Reproduce word for word the lines from the beginning of the entries to the line with "design6_losses = [200, 320, 6050, 17800]", both included, but none of the pictures.

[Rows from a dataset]
○ ○ ○ ○
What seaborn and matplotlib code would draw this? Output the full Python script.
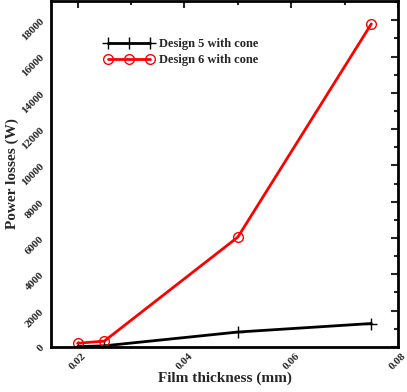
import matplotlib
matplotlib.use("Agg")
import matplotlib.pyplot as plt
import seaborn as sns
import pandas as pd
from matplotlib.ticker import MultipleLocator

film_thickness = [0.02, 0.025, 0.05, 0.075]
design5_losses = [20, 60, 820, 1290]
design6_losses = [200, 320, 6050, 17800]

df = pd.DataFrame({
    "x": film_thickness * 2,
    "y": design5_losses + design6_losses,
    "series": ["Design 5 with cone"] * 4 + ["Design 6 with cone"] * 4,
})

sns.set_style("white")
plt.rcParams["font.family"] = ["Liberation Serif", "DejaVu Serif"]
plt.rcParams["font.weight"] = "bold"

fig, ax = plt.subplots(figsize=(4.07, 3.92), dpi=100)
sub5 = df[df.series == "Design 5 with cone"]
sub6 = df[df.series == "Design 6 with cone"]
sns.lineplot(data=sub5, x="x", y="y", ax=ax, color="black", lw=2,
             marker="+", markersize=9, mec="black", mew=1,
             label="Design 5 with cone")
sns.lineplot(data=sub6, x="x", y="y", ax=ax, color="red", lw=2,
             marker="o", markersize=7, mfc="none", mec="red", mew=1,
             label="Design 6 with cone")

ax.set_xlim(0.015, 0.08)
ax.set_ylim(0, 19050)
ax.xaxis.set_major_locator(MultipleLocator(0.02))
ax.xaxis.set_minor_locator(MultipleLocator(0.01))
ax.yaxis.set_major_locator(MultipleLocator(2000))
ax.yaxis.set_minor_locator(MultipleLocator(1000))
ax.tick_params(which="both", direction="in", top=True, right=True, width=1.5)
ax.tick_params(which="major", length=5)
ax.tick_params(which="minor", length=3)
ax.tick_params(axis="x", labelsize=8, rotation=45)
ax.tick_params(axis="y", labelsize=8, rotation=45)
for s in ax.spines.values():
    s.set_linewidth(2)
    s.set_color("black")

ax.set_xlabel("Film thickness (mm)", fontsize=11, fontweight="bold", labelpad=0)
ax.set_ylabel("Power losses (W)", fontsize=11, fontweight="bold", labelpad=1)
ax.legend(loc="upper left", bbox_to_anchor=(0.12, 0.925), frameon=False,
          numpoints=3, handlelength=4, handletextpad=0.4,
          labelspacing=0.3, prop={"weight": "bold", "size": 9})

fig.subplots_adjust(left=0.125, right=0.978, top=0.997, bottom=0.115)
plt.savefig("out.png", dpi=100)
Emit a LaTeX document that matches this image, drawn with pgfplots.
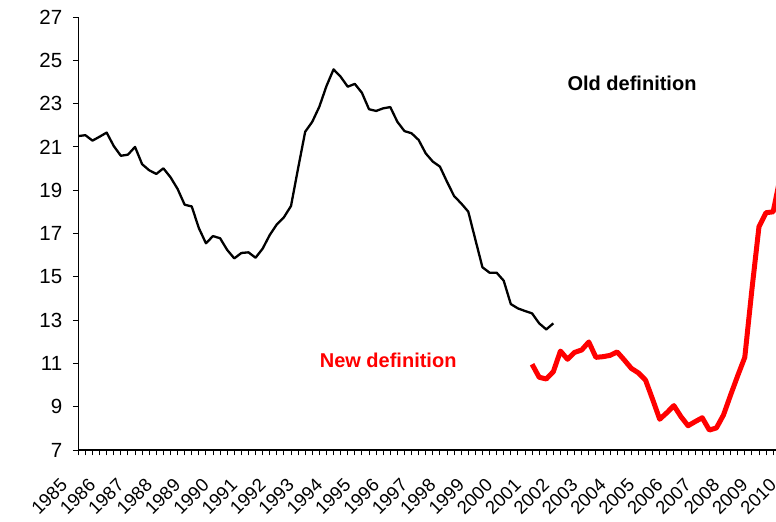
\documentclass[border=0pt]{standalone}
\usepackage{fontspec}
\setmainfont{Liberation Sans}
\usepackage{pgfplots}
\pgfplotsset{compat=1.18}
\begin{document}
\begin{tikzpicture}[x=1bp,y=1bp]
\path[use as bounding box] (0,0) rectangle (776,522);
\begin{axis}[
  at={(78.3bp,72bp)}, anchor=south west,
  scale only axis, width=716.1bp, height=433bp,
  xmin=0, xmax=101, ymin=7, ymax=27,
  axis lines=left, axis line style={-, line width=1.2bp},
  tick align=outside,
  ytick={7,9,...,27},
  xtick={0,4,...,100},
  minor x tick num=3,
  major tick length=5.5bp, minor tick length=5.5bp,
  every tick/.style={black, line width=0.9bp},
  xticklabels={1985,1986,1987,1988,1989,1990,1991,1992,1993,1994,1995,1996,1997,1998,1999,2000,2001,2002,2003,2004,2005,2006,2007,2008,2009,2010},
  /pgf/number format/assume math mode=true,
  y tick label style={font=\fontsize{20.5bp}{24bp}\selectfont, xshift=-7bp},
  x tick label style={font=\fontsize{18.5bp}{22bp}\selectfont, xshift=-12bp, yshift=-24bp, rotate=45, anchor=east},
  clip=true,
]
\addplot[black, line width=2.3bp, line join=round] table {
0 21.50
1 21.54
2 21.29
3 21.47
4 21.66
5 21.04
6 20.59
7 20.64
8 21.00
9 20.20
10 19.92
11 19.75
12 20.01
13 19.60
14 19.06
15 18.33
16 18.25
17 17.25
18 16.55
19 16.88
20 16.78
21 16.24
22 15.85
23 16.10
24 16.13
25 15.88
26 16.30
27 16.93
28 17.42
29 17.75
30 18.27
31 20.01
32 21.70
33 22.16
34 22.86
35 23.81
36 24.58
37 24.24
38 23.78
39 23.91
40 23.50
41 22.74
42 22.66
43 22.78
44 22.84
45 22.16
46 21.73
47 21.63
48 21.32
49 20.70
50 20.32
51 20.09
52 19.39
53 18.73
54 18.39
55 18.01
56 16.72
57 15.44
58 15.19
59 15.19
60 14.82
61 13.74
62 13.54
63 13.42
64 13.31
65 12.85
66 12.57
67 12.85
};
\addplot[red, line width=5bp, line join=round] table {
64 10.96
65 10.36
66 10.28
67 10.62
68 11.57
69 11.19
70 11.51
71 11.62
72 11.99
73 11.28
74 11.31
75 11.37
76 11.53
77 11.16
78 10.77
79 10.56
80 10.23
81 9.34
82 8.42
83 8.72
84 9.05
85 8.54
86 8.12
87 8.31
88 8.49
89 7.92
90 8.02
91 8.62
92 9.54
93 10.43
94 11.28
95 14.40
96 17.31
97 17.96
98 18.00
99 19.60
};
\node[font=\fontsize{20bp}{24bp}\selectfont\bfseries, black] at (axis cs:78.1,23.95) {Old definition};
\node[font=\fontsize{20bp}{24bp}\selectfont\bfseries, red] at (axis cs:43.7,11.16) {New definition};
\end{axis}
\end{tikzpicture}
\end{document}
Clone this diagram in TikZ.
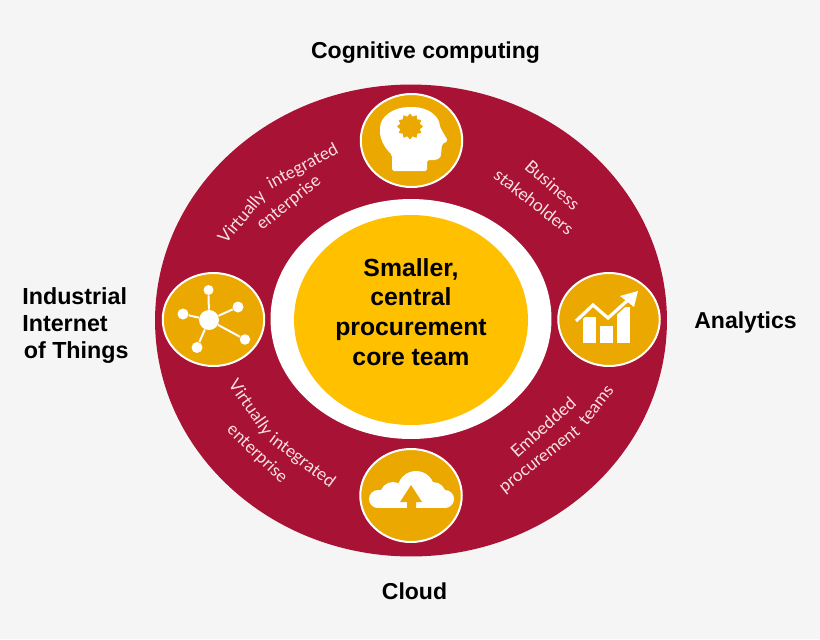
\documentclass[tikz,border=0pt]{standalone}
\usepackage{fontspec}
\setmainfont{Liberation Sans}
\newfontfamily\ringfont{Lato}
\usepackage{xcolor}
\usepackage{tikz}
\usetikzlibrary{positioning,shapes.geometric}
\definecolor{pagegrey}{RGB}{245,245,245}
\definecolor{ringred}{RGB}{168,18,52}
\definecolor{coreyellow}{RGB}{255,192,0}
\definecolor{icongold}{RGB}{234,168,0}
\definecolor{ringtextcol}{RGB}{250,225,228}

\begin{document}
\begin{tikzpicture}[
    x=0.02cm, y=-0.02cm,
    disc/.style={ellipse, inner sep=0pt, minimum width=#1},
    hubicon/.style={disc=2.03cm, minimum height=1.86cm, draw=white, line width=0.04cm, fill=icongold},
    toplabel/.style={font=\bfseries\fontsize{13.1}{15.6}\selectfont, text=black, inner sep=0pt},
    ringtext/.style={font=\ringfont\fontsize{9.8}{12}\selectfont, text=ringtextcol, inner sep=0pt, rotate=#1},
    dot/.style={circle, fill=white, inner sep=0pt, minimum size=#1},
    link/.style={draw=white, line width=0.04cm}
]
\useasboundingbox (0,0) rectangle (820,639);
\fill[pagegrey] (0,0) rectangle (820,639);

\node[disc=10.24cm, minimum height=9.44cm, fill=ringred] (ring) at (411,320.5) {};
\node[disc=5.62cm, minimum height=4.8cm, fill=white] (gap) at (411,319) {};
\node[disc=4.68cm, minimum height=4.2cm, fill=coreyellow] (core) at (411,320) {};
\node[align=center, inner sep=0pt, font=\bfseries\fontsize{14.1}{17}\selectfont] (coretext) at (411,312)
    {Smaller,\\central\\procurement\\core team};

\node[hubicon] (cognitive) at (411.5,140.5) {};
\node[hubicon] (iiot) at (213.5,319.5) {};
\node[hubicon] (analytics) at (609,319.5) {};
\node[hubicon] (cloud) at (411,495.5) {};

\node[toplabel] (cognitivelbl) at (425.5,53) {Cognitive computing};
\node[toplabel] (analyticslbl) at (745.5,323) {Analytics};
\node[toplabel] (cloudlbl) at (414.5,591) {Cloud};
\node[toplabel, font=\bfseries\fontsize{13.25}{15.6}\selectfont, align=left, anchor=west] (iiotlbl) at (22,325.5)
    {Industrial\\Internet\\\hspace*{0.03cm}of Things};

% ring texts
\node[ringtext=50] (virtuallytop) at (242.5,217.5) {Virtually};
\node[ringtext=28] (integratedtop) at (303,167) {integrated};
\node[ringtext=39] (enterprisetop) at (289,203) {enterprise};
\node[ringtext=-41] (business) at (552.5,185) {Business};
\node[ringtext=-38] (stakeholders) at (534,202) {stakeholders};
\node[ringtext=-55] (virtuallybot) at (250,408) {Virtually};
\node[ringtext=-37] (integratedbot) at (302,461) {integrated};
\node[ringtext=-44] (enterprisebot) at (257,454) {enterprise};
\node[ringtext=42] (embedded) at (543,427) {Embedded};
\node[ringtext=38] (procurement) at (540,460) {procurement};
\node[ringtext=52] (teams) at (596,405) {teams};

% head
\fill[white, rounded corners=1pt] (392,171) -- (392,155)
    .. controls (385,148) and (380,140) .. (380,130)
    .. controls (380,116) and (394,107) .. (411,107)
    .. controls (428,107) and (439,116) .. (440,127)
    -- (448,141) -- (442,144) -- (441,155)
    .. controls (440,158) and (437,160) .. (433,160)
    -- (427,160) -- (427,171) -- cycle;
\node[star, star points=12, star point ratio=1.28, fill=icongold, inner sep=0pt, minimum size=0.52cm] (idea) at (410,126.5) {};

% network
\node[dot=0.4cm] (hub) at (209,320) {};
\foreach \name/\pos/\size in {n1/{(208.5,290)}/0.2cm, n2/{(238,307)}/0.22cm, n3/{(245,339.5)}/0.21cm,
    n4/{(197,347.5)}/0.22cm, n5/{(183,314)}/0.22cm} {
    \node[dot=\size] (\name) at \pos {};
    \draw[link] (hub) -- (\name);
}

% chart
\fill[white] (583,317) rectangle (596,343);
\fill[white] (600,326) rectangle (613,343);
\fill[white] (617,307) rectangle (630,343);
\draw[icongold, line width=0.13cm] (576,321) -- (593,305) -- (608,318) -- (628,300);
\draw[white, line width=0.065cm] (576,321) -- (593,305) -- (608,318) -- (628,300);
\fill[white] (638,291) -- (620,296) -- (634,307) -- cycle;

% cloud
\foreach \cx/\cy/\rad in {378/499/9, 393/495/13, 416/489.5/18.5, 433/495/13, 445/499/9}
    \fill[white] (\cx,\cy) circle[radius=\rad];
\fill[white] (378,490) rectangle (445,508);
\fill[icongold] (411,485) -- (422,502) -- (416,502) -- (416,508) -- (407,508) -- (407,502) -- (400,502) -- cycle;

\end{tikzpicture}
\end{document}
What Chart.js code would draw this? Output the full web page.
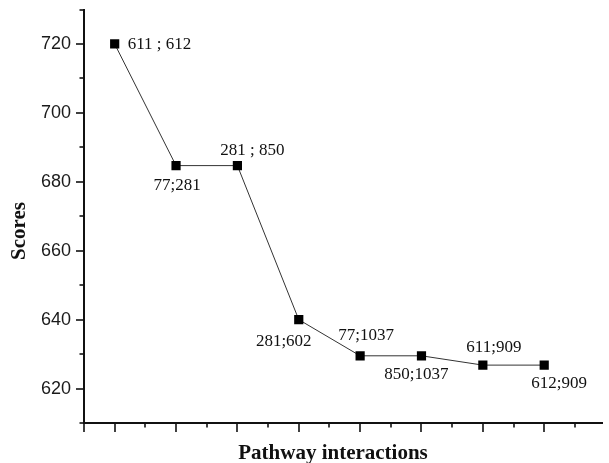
○ ○ ○ ○
Response to the exercise:
What seaborn and matplotlib code would draw this? Output the full Python script.
import matplotlib
matplotlib.use("Agg")
import matplotlib.pyplot as plt
import seaborn as sns
import pandas as pd
from matplotlib.ticker import MultipleLocator

film_thickness = [0.02, 0.025, 0.05, 0.075]
design5_losses = [20, 60, 820, 1290]
design6_losses = [200, 320, 6050, 17800]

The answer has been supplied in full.